When writing the SQL statement, it’s important to note that CUR 2.0 has a nested data structure for resource_tags_* and cost_category_* columns, and certain discount_* and product_* columns where each column contains key-value pairs of the original columns. If you want the original columns to appear as separate columns in your CUR 2.0 export, you will need to query them using the dot-operator. For example, to generate a CUR 2.0 export that matches a CUR with resource_tags_user_creator, cost_category_business_unit, and product_from_location columns, you would write a query in Data Exports like the following:
{“QueryStatement”:
“SELECT identity_line_item_id, identity_time_interval, line_item_usage_amount, resource_tags.user_creator AS resource_tags_user_creator,
cost_category.business_unit AS cost_category_business_unit,
product.from_location AS product_from_location, …
FROM COST_AND_USAGE_REPORT”
}
This query extracts the specified keys from the cost_category, and product columns and outputs them as individual columns matching the CUR’s structure. With the dot-operator, you can create an export that matches the schema of the CUR that you previously were receiving. However, an important difference is that the schema of your CUR 2.0 export will not vary over time as your usage of AWS changes. You will need to update your CUR SQL query in order to start receiving new columns in your exports.

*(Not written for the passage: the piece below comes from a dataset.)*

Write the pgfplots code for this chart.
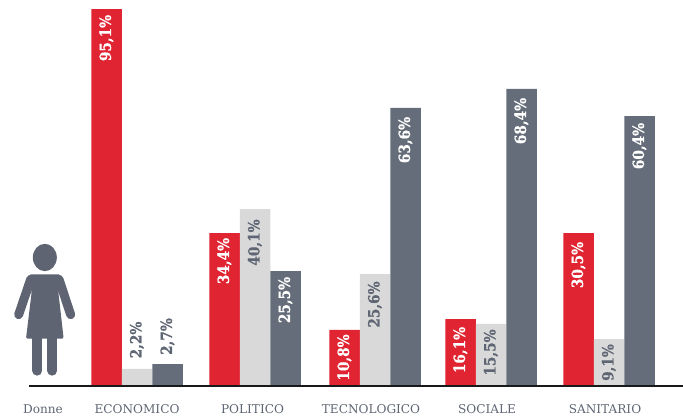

How do I get started with Data Exports?
To use Data Exports in the AWS console, log into the “Billing and Cost Management” console and navigate to the “Data Exports” page or click this link. From the Data Exports home page you can view any existing CUR exports you created or click “Create” at the top right of the “Export and dashboard list” table to start creating a new CUR 2.0 export with a visual query builder.
To use Data Exports in the CLI/SDKs, look for the “bcm-data-exports” namespace or SDKs. With the CLI/SDKs, you can write your own custom SQL to generate exports. Data Exports supports all AWS regions except GovCloud and China.